Grains and soybeans were little changed in overnight trading as investors weigh mixed weather throughout the Midwest and trade uncertainty between the U.S. and China.
Thunderstorms are bringing rain to parts of the Midwest including Nebraska and western Iowa, though too much rain has fallen in eastern Kansas and western Missouri, which led to flooding overnight.
That compares with a heat wave in the Southern Plains, as temperatures in Oklahoma soar into the triple digits.
On the trade front, meanwhile, talks between the U.S. and China this week fizzled out after the sides traded barbs. On the day the negotiations were set to continue, President Donald Trump said China isn’t buying U.S. agricultural products as promised, essentially saying the Chinese aren’t to be trusted.
China responded by saying the U.S. is reneging on promises it has made in the past.
The talks amounted to a working dinner and a half day of negotiations that ended with no deal in sight. Still, Xinhua news agency said the talks were “frank, highly efficient, and constructive.” More talks are scheduled in coming weeks.

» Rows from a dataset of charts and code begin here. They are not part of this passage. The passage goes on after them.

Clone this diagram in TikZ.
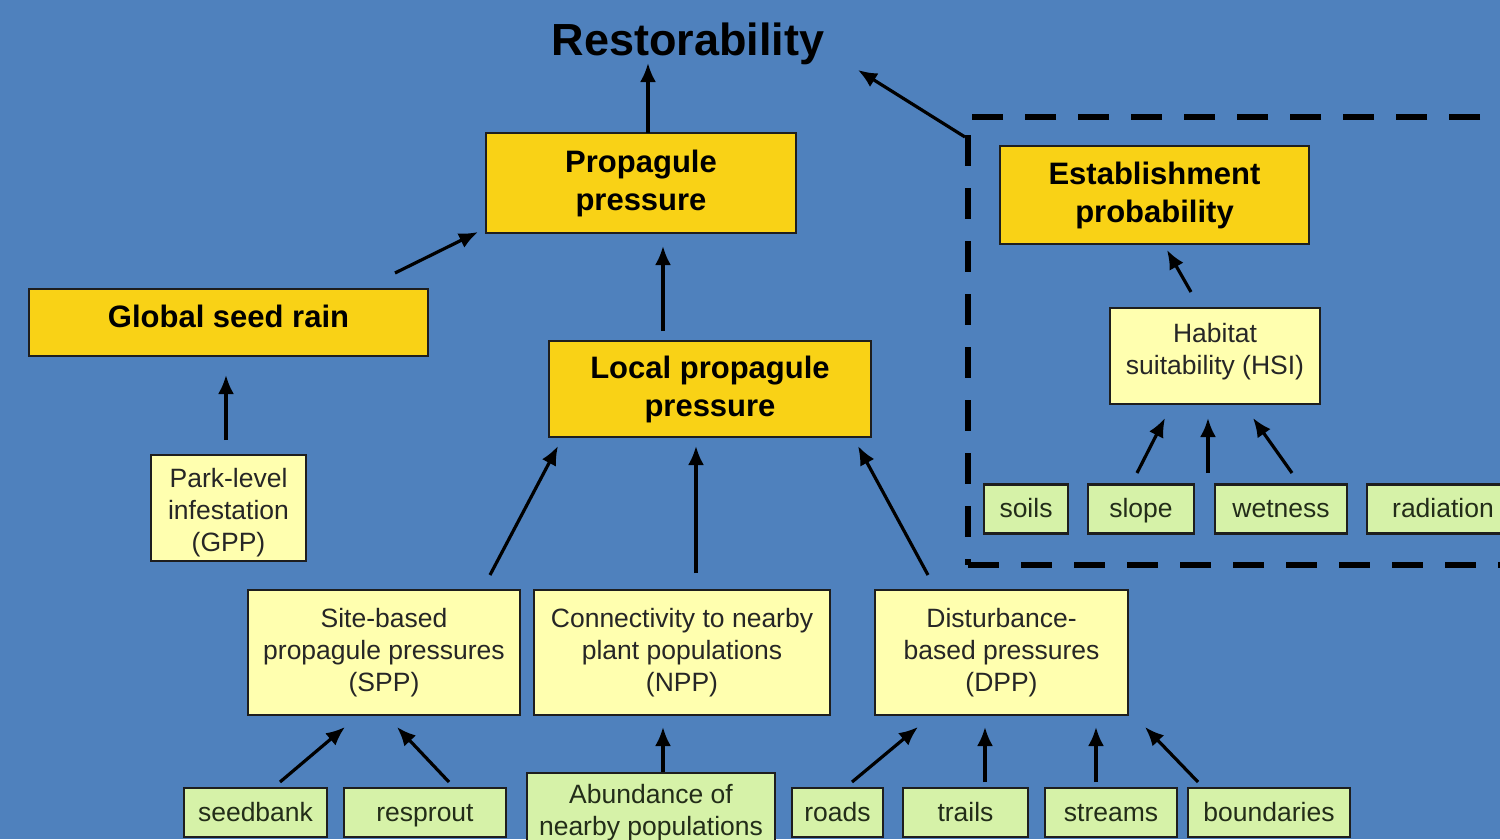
\documentclass[tikz,border=0pt]{standalone}
\usepackage{fontspec}
\setmainfont{Liberation Sans}
\usetikzlibrary{arrows.meta,calc}
\definecolor{slideblue}{RGB}{79,129,189}
\definecolor{gold}{RGB}{249,210,22}
\definecolor{paleyellow}{RGB}{255,255,175}
\definecolor{palegreen}{RGB}{214,242,168}
\definecolor{edge}{RGB}{30,30,30}
\definecolor{leaftext}{RGB}{35,45,25}

\begin{document}
\begin{tikzpicture}[x=1pt, y=-1pt,
  box/.style = {shape=rectangle, draw=edge, line width=2.5pt,
    inner sep=0pt, align=center},
  main/.style = {box, fill=gold, font=\fontsize{31}{38}\selectfont\bfseries},
  factor/.style = {box, fill=paleyellow, text=black!85,
    font=\fontsize{26.5}{32}\selectfont},
  leaf/.style = {box, fill=palegreen, text=leaftext, minimum height=49pt,
    font=\fontsize{26.5}{32}\selectfont},
  word/.style = {leaf, text height=22pt, text depth=5pt},
  arr/.style = {-{Latex[length=19pt,width=16pt]}, line width=3.2pt}]
  \useasboundingbox (0,0) rectangle (1500,839);
  \fill[slideblue] (0,0) rectangle (1500,839);
  \clip (0,0) rectangle (1500,839);

  % top level
  \node[font=\fontsize{45}{54}\selectfont\bfseries] (restor) at (688,44) {Restorability};
  \node[main, minimum width=310pt, minimum height=100pt] (prop) at (641,183) {Propagule\\pressure};
  \node[main, minimum width=399pt, minimum height=67pt, text depth=12pt] (global) at (228.5,322.5) {Global seed rain};
  \node[main, minimum width=322pt, minimum height=96pt] (local) at (710,389) {Local propagule\\pressure};

  % establishment side
  \node[draw=black, dash pattern=on 31pt off 22pt, line width=6pt, inner sep=0pt,
    minimum width=562pt, minimum height=448pt] (estzone) at (1249,341) {};
  \node[main, minimum width=309pt, minimum height=98pt] (estab) at (1154.5,195) {Establishment\\probability};
  \node[factor, minimum width=210pt, minimum height=96pt, text height=46pt, text depth=10pt] (hsi) at (1215,356) {Habitat\\suitability (HSI)};
  \node[word, minimum width=84pt] (soils) at (1026,509) {soils};
  \node[word, minimum width=106pt] (slope) at (1141,509) {slope};
  \node[word, minimum width=132pt] (wetness) at (1281,509) {wetness};
  \node[word, minimum width=152pt] (radiation) at (1443,509) {radiation};

  % propagule factors
  \node[factor, minimum width=155pt, minimum height=106pt, text height=96pt, text depth=10pt] (gpp) at (228.5,508) {Park-level\\infestation\\(GPP)};
  \node[factor, minimum width=272pt, minimum height=125pt] (spp) at (384,652.5) {Site-based\\propagule pressures\\(SPP)};
  \node[factor, minimum width=296pt, minimum height=125pt] (npp) at (682,652.5) {Connectivity to nearby\\plant populations\\(NPP)};
  \node[factor, minimum width=253pt, minimum height=125pt] (dpp) at (1001.5,652.5) {Disturbance-\\based pressures\\(DPP)};

  % bottom row
  \node[word, minimum width=143pt] (seedbank) at (255.5,812.5) {seedbank};
  \node[word, minimum width=162pt] (resprout) at (425,812.5) {resprout};
  \node[leaf, minimum width=248pt, minimum height=80pt] (abund) at (651,813) {Abundance of\\nearby populations};
  \node[word, minimum width=91pt] (roads) at (837.5,812.5) {roads};
  \node[word, minimum width=125pt] (trails) at (965.5,812.5) {trails};
  \node[word, minimum width=132pt] (streams) at (1111,812.5) {streams};
  \node[word, minimum width=162pt] (bounds) at (1269,812.5) {boundaries};

  % arrows
  \draw[arr] ($(prop)+(7,-50)$) -- ($(restor)+(-40,19)$);
  \draw[arr] ($(estzone.north west)+(0,23)$) -- ($(restor)+(170,26)$);
  \draw[arr] ($(global)+(166.5,-49.5)$) -- ($(prop)+(-163,49)$);
  \draw[arr] ($(local)+(-47,-58)$) -- ($(prop)+(22,63)$);
  \draw[arr] ($(gpp)+(-2.5,-68)$) -- ($(global)+(-2.5,52.5)$);
  \draw[arr] ($(spp)+(106,-77.5)$) -- ($(local)+(-152,57)$);
  \draw[arr] ($(npp)+(14,-79.5)$) -- ($(local)+(-14,57)$);
  \draw[arr] ($(dpp)+(-73.5,-77.5)$) -- ($(local)+(148,57)$);
  \draw[arr] ($(hsi)+(-24,-64)$) -- ($(estab)+(12.5,55)$);
  \draw[arr] ($(slope)+(-4,-36)$) -- ($(hsi)+(-50,62)$);
  \draw[arr] ($(slope)+(67,-36)$) -- ($(hsi)+(-7,62)$);
  \draw[arr] ($(wetness)+(11,-36)$) -- ($(hsi)+(38,62)$);
  \draw[arr] ($(seedbank)+(24.5,-30.5)$) -- ($(spp)+(-39,74.5)$);
  \draw[arr] ($(resprout)+(24,-30.5)$) -- ($(spp)+(13,74.5)$);
  \draw[arr] ($(abund)+(12,-41)$) -- ($(npp)+(-19,74.5)$);
  \draw[arr] ($(roads)+(14.5,-30.5)$) -- ($(dpp)+(-83.5,74.5)$);
  \draw[arr] ($(trails)+(19.5,-30.5)$) -- ($(dpp)+(-16.5,74.5)$);
  \draw[arr] ($(streams)+(-15,-30.5)$) -- ($(dpp)+(94.5,74.5)$);
  \draw[arr] ($(bounds)+(-71,-30.5)$) -- ($(dpp)+(143.5,74.5)$);
\end{tikzpicture}
\end{document}
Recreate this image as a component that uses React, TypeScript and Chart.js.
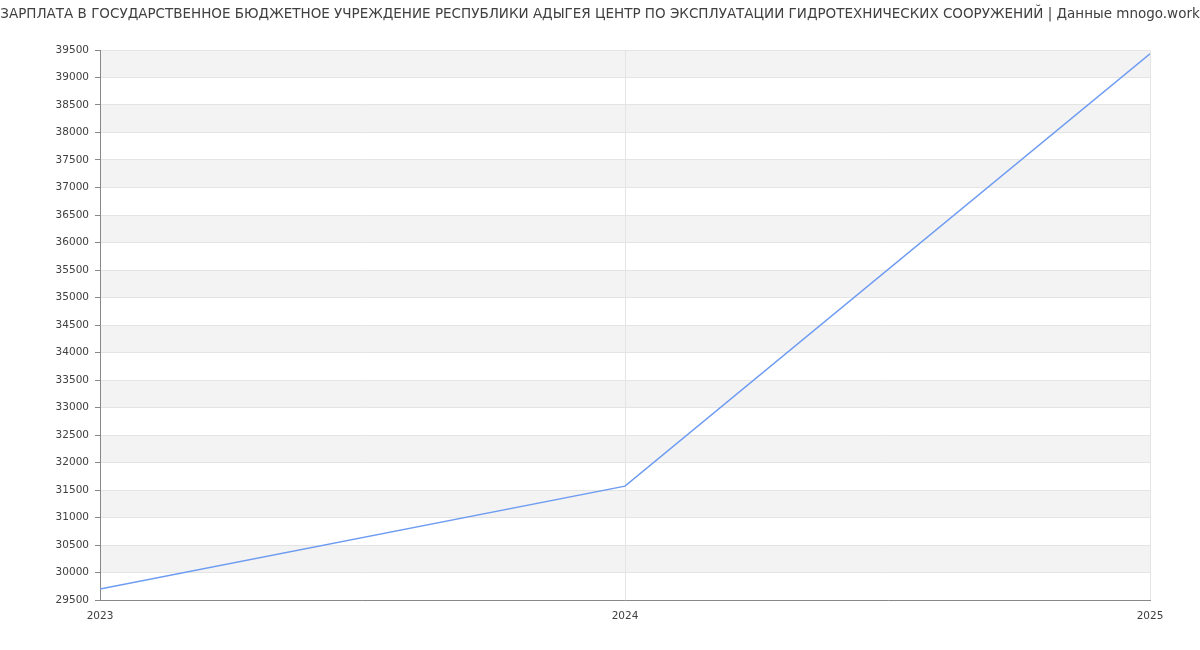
import { useEffect, useRef } from 'react';
import { Chart, registerables, type ChartConfiguration, type Plugin } from 'chart.js';

Chart.register(...registerables);

const TITLE =
  'ЗАРПЛАТА В ГОСУДАРСТВЕННОЕ БЮДЖЕТНОЕ УЧРЕЖДЕНИЕ РЕСПУБЛИКИ АДЫГЕЯ ЦЕНТР ПО ЭКСПЛУАТАЦИИ ГИДРОТЕХНИЧЕСКИХ СООРУЖЕНИЙ | Данные mnogo.work';

const years = [2023, 2024, 2025];
const salary = [29700, 31570, 39430];

const Y_MIN = 29500;
const Y_MAX = 39500;
const Y_STEP = 500;

const FONT = "'DejaVu Sans', sans-serif";

// alternate grey bands between y gridlines (odd intervals counted from the bottom),
// painted before the scales so grid lines and axis stay on top
const bandsPlugin: Plugin<'line'> = {
  id: 'bands',
  beforeDraw(chart) {
    const { ctx, chartArea, scales } = chart;
    const y = scales.y;
    if (!y || !chartArea) return;
    ctx.save();
    ctx.fillStyle = '#f3f3f3';
    let i = 0;
    for (let v = Y_MIN; v < Y_MAX; v += Y_STEP, i++) {
      if (i % 2 === 0) continue;
      const top = y.getPixelForValue(v + Y_STEP);
      const bottom = y.getPixelForValue(v);
      ctx.fillRect(chartArea.left, top, chartArea.right - chartArea.left, bottom - top);
    }
    ctx.restore();
  },
};

// the built-in title is squeezed to the padded box, so draw it across the full canvas width
const titlePlugin: Plugin<'line'> = {
  id: 'wideTitle',
  afterDraw(chart) {
    const { ctx, width } = chart;
    ctx.save();
    ctx.font = `13.5px ${FONT}`;
    ctx.fillStyle = '#404040';
    ctx.textAlign = 'center';
    ctx.textBaseline = 'middle';
    ctx.fillText(TITLE, width / 2, 14);
    ctx.restore();
  },
};

export default function App() {
  const canvasRef = useRef<HTMLCanvasElement>(null);
  const chartRef = useRef<Chart | null>(null);

  useEffect(() => {
    document.body.style.margin = '0';
    if (!canvasRef.current) return;

    const config: ChartConfiguration<'line'> = {
      type: 'line',
      data: {
        datasets: [
          {
            label: 'Зарплата',
            data: years.map((x, i) => ({ x, y: salary[i] })),
            borderColor: '#6d9bf1',
            borderWidth: 1.5,
            pointRadius: 0,
            tension: 0,
            fill: false,
          },
        ],
      },
      options: {
        animation: false,
        responsive: false,
        devicePixelRatio: 1,
        layout: { padding: { left: 0, right: 50, top: 50, bottom: 0 } },
        plugins: {
          legend: { display: false },
          tooltip: { enabled: false },
          title: { display: false },
        },
        scales: {
          x: {
            type: 'linear',
            min: 2023,
            max: 2025,
            ticks: {
              stepSize: 1,
              color: '#404040',
              font: { family: FONT, size: 10.5 },
              padding: 10,
              maxRotation: 0,
              callback: (v) => String(v),
            },
            grid: { color: '#e4e4e4', drawTicks: false },
            border: { color: '#888888' },
            afterFit: (s) => {
              s.height = 50;
            },
          },
          y: {
            min: Y_MIN,
            max: Y_MAX,
            ticks: {
              stepSize: Y_STEP,
              color: '#404040',
              font: { family: FONT, size: 10.5 },
              padding: 6,
              callback: (v) => String(v),
            },
            grid: { color: '#e4e4e4', tickLength: 5, tickColor: '#888888' },
            border: { color: '#888888' },
            afterFit: (s) => {
              s.width = 100;
            },
          },
        },
      },
      plugins: [bandsPlugin, titlePlugin],
    };

    chartRef.current = new Chart(canvasRef.current, config);
    return () => {
      chartRef.current?.destroy();
      chartRef.current = null;
    };
  }, []);

  return (
    <div style={{ width: 1200, height: 650, background: '#fff' }}>
      <canvas ref={canvasRef} width={1200} height={650} />
    </div>
  );
}
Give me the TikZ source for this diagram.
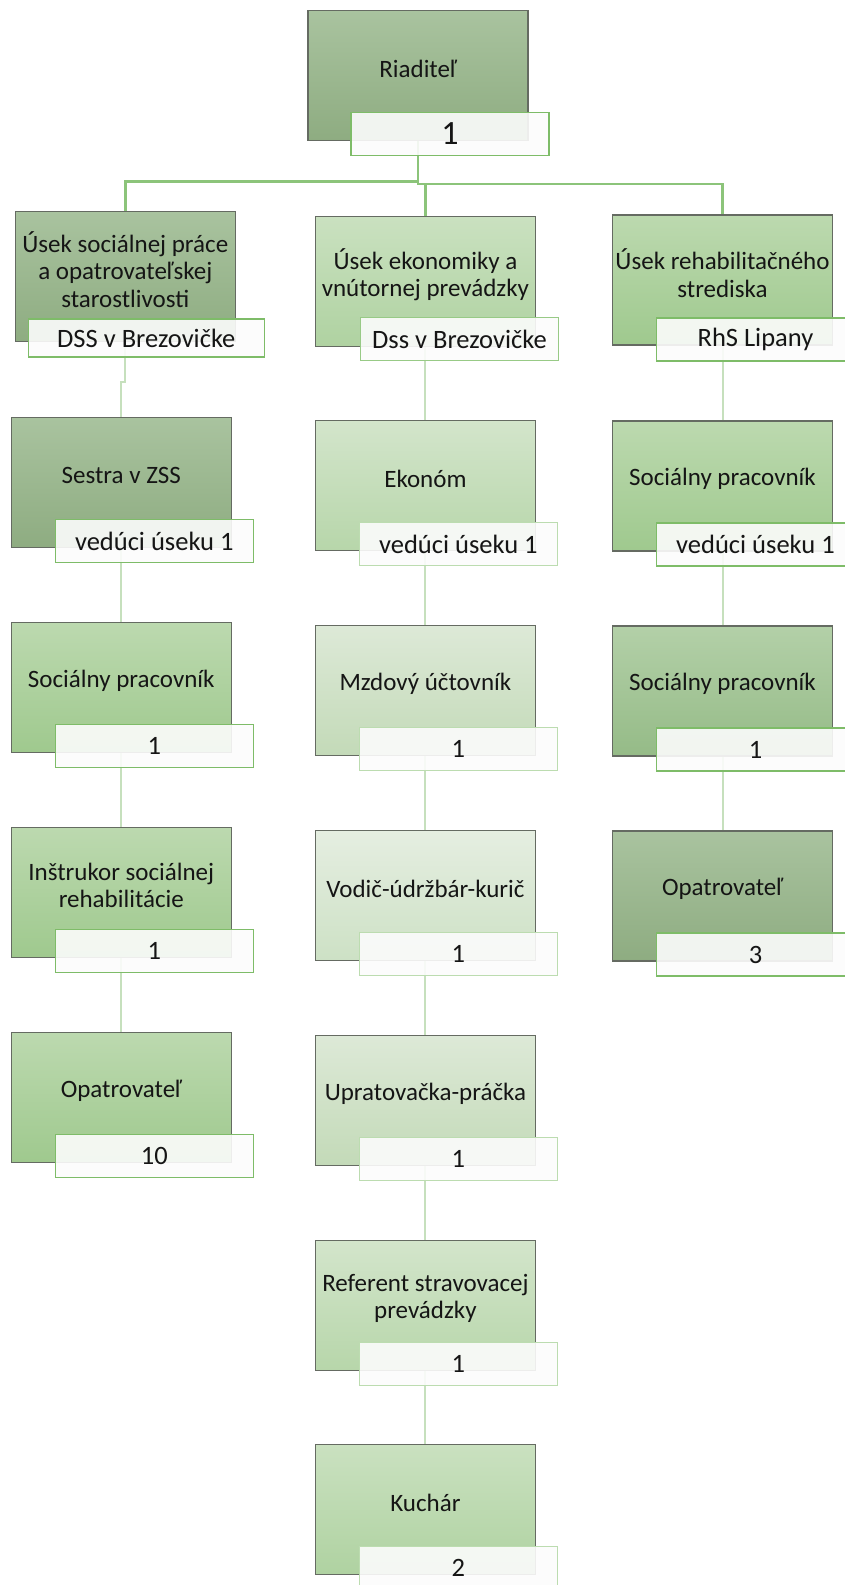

Soybean futures for November delivery lost ¼¢ to $8.81¼ a bushel overnight on the Chicago Board of Trade. Soy meal declined 40¢ to $305 a short ton, while soybean oil rose 0.16¢ to 28.39¢ a pound.
Corn futures for December delivery gained 1¾¢ to $4.11¾ a bushel overnight.
Wheat for September delivery rose ¼¢ to $4.87½ a bushel, while Kansas City futures added 2¢ to $4.24¾ a bushel.